Leave the pictures out. Return all other data exactly.

MATERIAL PROVIDED:
───
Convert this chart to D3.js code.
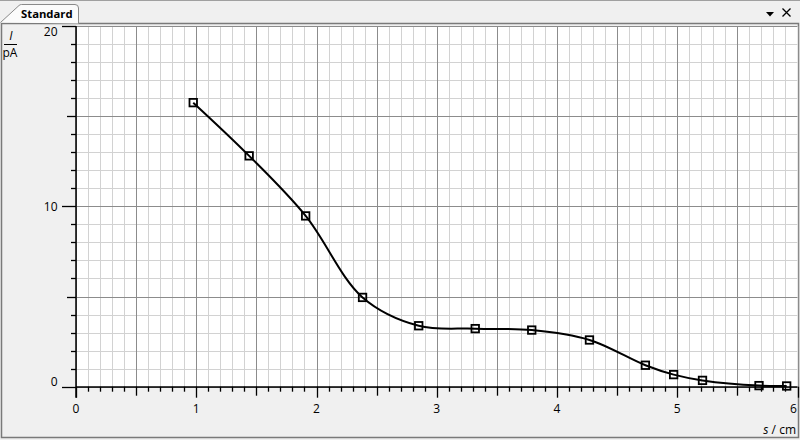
<!DOCTYPE html>
<html><head><meta charset="utf-8">
<script src="https://cdn.jsdelivr.net/npm/d3@7"></script>
<style>
html,body{margin:0;padding:0;background:#f0f0f0;}
svg{display:block;font-family:"Open Sans",sans-serif;}
</style></head>
<body>
<svg id="c" width="800" height="440"></svg>
<script>
// Data
const xValues = [0.975, 1.44, 1.91, 2.383, 2.85, 3.32, 3.79, 4.27, 4.735, 4.97, 5.21, 5.68, 5.91];
const yValues = [15.75, 12.8, 9.47, 4.95, 3.38, 3.22, 3.14, 2.59, 1.19, 0.67, 0.35, 0.06, 0.04];
const xTickLabels = [0, 1, 2, 3, 4, 5, 6];
const yTickLabels = [0, 10, 20];
const tabTitle = "Standard";

const svg = d3.select("#c");
const W = 800, H = 440;
const L = 76, R = 797.5, T = 26, B = 386.7;

const x = d3.scaleLinear().domain([0, 6]).range([L, R]);
const y = d3.scaleLinear().domain([0, 20]).range([B, T]);

// background
svg.append("rect").attr("width", W).attr("height", H).attr("fill", "#f0f0f0");
// top line
svg.append("line").attr("x1", 0).attr("x2", W).attr("y1", 0.5).attr("y2", 0.5).attr("stroke", "#a0a0a0");
// frame
svg.append("rect").attr("x", 1.5).attr("y", 23.5).attr("width", 797).attr("height", 414)
  .attr("fill", "none").attr("stroke", "#7a7a7a").attr("stroke-width", 1.5);
// tab
svg.append("path")
  .attr("d", "M0.5,22.5 L19,5.5 Q20,4.5 21.5,4.5 L75,4.5 Q78.5,4.5 78.5,8 L78.5,23.5")
  .attr("fill", "#fbfbfb").attr("stroke", "#8a8a8a").attr("stroke-width", 1);
svg.append("text").attr("x", 21).attr("y", 18).attr("font-size", 11.3).attr("font-weight", "bold")
  .attr("fill", "#000").text(tabTitle);
// dropdown triangle and close
svg.append("path").attr("d", "M766,12 L774,12 L770,16.5 Z").attr("fill", "#000");
svg.append("path").attr("d", "M782.5,8.5 L790.5,16.5 M790.5,8.5 L782.5,16.5")
  .attr("stroke", "#000").attr("stroke-width", 1.3);

// plot bg
svg.append("rect").attr("x", L).attr("y", T).attr("width", R - L).attr("height", B - T).attr("fill", "#fff");

const grid = svg.append("g");
const minorX = d3.range(0, 61).map(i => i / 10);
const minorY = d3.range(0, 21);
grid.selectAll(".vx").data(minorX).join("line")
  .attr("x1", d => Math.round(x(d)) + 0.5).attr("x2", d => Math.round(x(d)) + 0.5)
  .attr("y1", T).attr("y2", B)
  .attr("stroke", (d, i) => i % 5 === 0 ? "#8c8c8c" : "#d2d2d2").attr("stroke-width", 1);
grid.selectAll(".hy").data(minorY).join("line")
  .attr("y1", d => Math.round(y(d)) + 0.5).attr("y2", d => Math.round(y(d)) + 0.5)
  .attr("x1", L).attr("x2", R)
  .attr("stroke", (d, i) => i % 5 === 0 ? "#8c8c8c" : "#d2d2d2").attr("stroke-width", 1);
// redraw major lines on top
grid.selectAll(".vxm").data(minorX.filter((d, i) => i % 5 === 0)).join("line")
  .attr("x1", d => Math.round(x(d)) + 0.5).attr("x2", d => Math.round(x(d)) + 0.5)
  .attr("y1", T).attr("y2", B).attr("stroke", "#8c8c8c");

// axes
const ax = svg.append("g");
ax.append("line").attr("x1", L).attr("x2", R).attr("y1", B + 0.3).attr("y2", B + 0.3).attr("stroke", "#000").attr("stroke-width", 1.5);
ax.append("line").attr("x1", L).attr("x2", L).attr("y1", T).attr("y2", B + 11).attr("stroke", "#000").attr("stroke-width", 1.5);
// x ticks
ax.selectAll(".xt").data(minorX).join("line")
  .attr("x1", d => Math.round(x(d)) + 0.5).attr("x2", d => Math.round(x(d)) + 0.5)
  .attr("y1", B).attr("y2", (d, i) => B + (i % 10 === 0 ? 11 : i % 5 === 0 ? 9 : 5))
  .attr("stroke", "#000").attr("stroke-width", 1.3);
// y ticks
ax.selectAll(".yt").data(minorY).join("line")
  .attr("y1", d => Math.round(y(d)) + 0.5).attr("y2", d => Math.round(y(d)) + 0.5)
  .attr("x1", (d, i) => L - (i % 10 === 0 ? 14 : i % 5 === 0 ? 9 : 5)).attr("x2", L)
  .attr("stroke", "#000").attr("stroke-width", 1.3);

// labels
ax.selectAll(".xl").data(xTickLabels).join("text")
  .attr("x", d => Math.min(x(d), R - 4)).attr("y", 413)
  .attr("text-anchor", "middle").attr("font-size", 12).attr("fill", "#000").text(d => d);
ax.selectAll(".yl").data(yTickLabels).join("text")
  .attr("x", 57.5).attr("y", d => Math.max(32, Math.min(381.5, y(d))) + 4.3)
  .attr("text-anchor", "end").attr("font-size", 12).attr("fill", "#000").text(d => d);

// axis titles
const yt = svg.append("g");
yt.append("text").attr("x", 11).attr("y", 40).attr("font-size", 12).attr("font-style", "italic")
  .attr("text-anchor", "middle").text("I");
yt.append("line").attr("x1", 4).attr("x2", 17).attr("y1", 44.5).attr("y2", 44.5).attr("stroke", "#000");
yt.append("text").attr("x", 10).attr("y", 57).attr("font-size", 12).attr("text-anchor", "middle").text("pA");

const xt = svg.append("text").attr("x", 796).attr("y", 433.5).attr("font-size", 12).attr("text-anchor", "end");
xt.append("tspan").attr("font-style", "italic").text("s");
xt.append("tspan").text(" / cm");

// series
const pts = xValues.map((v, i) => [v, yValues[i]]);
const line = d3.line().x(d => x(d[0])).y(d => y(d[1])).curve(d3.curveCatmullRom.alpha(0.5));
svg.append("path").attr("d", line(pts)).attr("fill", "none").attr("stroke", "#000").attr("stroke-width", 2);
svg.selectAll(".m").data(pts).join("rect")
  .attr("x", d => x(d[0]) - 3.75).attr("y", d => y(d[1]) - 3.75)
  .attr("width", 7.5).attr("height", 7.5)
  .attr("fill", "none").attr("stroke", "#000").attr("stroke-width", 1.8);
</script>
</body></html>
───
EXERCISE SOLUTION:
Convert this chart to D3.js code.
<!DOCTYPE html>
<html><head><meta charset="utf-8">
<script src="https://cdn.jsdelivr.net/npm/d3@7"></script>
<style>
html,body{margin:0;padding:0;background:#f0f0f0;}
svg{display:block;font-family:"Open Sans",sans-serif;}
</style></head>
<body>
<svg id="c" width="800" height="440"></svg>
<script>
// Data
const xValues = [0.975, 1.44, 1.91, 2.383, 2.85, 3.32, 3.79, 4.27, 4.735, 4.97, 5.21, 5.68, 5.91];
const yValues = [15.75, 12.8, 9.47, 4.95, 3.38, 3.22, 3.14, 2.59, 1.19, 0.67, 0.35, 0.06, 0.04];
const xTickLabels = [0, 1, 2, 3, 4, 5, 6];
const yTickLabels = [0, 10, 20];
const tabTitle = "Standard";

const svg = d3.select("#c");
const W = 800, H = 440;
const L = 76, R = 797.5, T = 26, B = 386.7;

const x = d3.scaleLinear().domain([0, 6]).range([L, R]);
const y = d3.scaleLinear().domain([0, 20]).range([B, T]);

// background
svg.append("rect").attr("width", W).attr("height", H).attr("fill", "#f0f0f0");
// top line
svg.append("line").attr("x1", 0).attr("x2", W).attr("y1", 0.5).attr("y2", 0.5).attr("stroke", "#a0a0a0");
// frame
svg.append("rect").attr("x", 1.5).attr("y", 23.5).attr("width", 797).attr("height", 414)
  .attr("fill", "none").attr("stroke", "#7a7a7a").attr("stroke-width", 1.5);
// tab
svg.append("path")
  .attr("d", "M0.5,22.5 L19,5.5 Q20,4.5 21.5,4.5 L75,4.5 Q78.5,4.5 78.5,8 L78.5,23.5")
  .attr("fill", "#fbfbfb").attr("stroke", "#8a8a8a").attr("stroke-width", 1);
svg.append("text").attr("x", 21).attr("y", 18).attr("font-size", 11.3).attr("font-weight", "bold")
  .attr("fill", "#000").text(tabTitle);
// dropdown triangle and close
svg.append("path").attr("d", "M766,12 L774,12 L770,16.5 Z").attr("fill", "#000");
svg.append("path").attr("d", "M782.5,8.5 L790.5,16.5 M790.5,8.5 L782.5,16.5")
  .attr("stroke", "#000").attr("stroke-width", 1.3);

// plot bg
svg.append("rect").attr("x", L).attr("y", T).attr("width", R - L).attr("height", B - T).attr("fill", "#fff");

const grid = svg.append("g");
const minorX = d3.range(0, 61).map(i => i / 10);
const minorY = d3.range(0, 21);
grid.selectAll(".vx").data(minorX).join("line")
  .attr("x1", d => Math.round(x(d)) + 0.5).attr("x2", d => Math.round(x(d)) + 0.5)
  .attr("y1", T).attr("y2", B)
  .attr("stroke", (d, i) => i % 5 === 0 ? "#8c8c8c" : "#d2d2d2").attr("stroke-width", 1);
grid.selectAll(".hy").data(minorY).join("line")
  .attr("y1", d => Math.round(y(d)) + 0.5).attr("y2", d => Math.round(y(d)) + 0.5)
  .attr("x1", L).attr("x2", R)
  .attr("stroke", (d, i) => i % 5 === 0 ? "#8c8c8c" : "#d2d2d2").attr("stroke-width", 1);
// redraw major lines on top
grid.selectAll(".vxm").data(minorX.filter((d, i) => i % 5 === 0)).join("line")
  .attr("x1", d => Math.round(x(d)) + 0.5).attr("x2", d => Math.round(x(d)) + 0.5)
  .attr("y1", T).attr("y2", B).attr("stroke", "#8c8c8c");

// axes
const ax = svg.append("g");
ax.append("line").attr("x1", L).attr("x2", R).attr("y1", B + 0.3).attr("y2", B + 0.3).attr("stroke", "#000").attr("stroke-width", 1.5);
ax.append("line").attr("x1", L).attr("x2", L).attr("y1", T).attr("y2", B + 11).attr("stroke", "#000").attr("stroke-width", 1.5);
// x ticks
ax.selectAll(".xt").data(minorX).join("line")
  .attr("x1", d => Math.round(x(d)) + 0.5).attr("x2", d => Math.round(x(d)) + 0.5)
  .attr("y1", B).attr("y2", (d, i) => B + (i % 10 === 0 ? 11 : i % 5 === 0 ? 9 : 5))
  .attr("stroke", "#000").attr("stroke-width", 1.3);
// y ticks
ax.selectAll(".yt").data(minorY).join("line")
  .attr("y1", d => Math.round(y(d)) + 0.5).attr("y2", d => Math.round(y(d)) + 0.5)
  .attr("x1", (d, i) => L - (i % 10 === 0 ? 14 : i % 5 === 0 ? 9 : 5)).attr("x2", L)
  .attr("stroke", "#000").attr("stroke-width", 1.3);

// labels
ax.selectAll(".xl").data(xTickLabels).join("text")
  .attr("x", d => Math.min(x(d), R - 4)).attr("y", 413)
  .attr("text-anchor", "middle").attr("font-size", 12).attr("fill", "#000").text(d => d);
ax.selectAll(".yl").data(yTickLabels).join("text")
  .attr("x", 57.5).attr("y", d => Math.max(32, Math.min(381.5, y(d))) + 4.3)
  .attr("text-anchor", "end").attr("font-size", 12).attr("fill", "#000").text(d => d);

// axis titles
const yt = svg.append("g");
yt.append("text").attr("x", 11).attr("y", 40).attr("font-size", 12).attr("font-style", "italic")
  .attr("text-anchor", "middle").text("I");
yt.append("line").attr("x1", 4).attr("x2", 17).attr("y1", 44.5).attr("y2", 44.5).attr("stroke", "#000");
yt.append("text").attr("x", 10).attr("y", 57).attr("font-size", 12).attr("text-anchor", "middle").text("pA");

const xt = svg.append("text").attr("x", 796).attr("y", 433.5).attr("font-size", 12).attr("text-anchor", "end");
xt.append("tspan").attr("font-style", "italic").text("s");
xt.append("tspan").text(" / cm");

// series
const pts = xValues.map((v, i) => [v, yValues[i]]);
const line = d3.line().x(d => x(d[0])).y(d => y(d[1])).curve(d3.curveCatmullRom.alpha(0.5));
svg.append("path").attr("d", line(pts)).attr("fill", "none").attr("stroke", "#000").attr("stroke-width", 2);
svg.selectAll(".m").data(pts).join("rect")
  .attr("x", d => x(d[0]) - 3.75).attr("y", d => y(d[1]) - 3.75)
  .attr("width", 7.5).attr("height", 7.5)
  .attr("fill", "none").attr("stroke", "#000").attr("stroke-width", 1.8);
</script>
</body></html>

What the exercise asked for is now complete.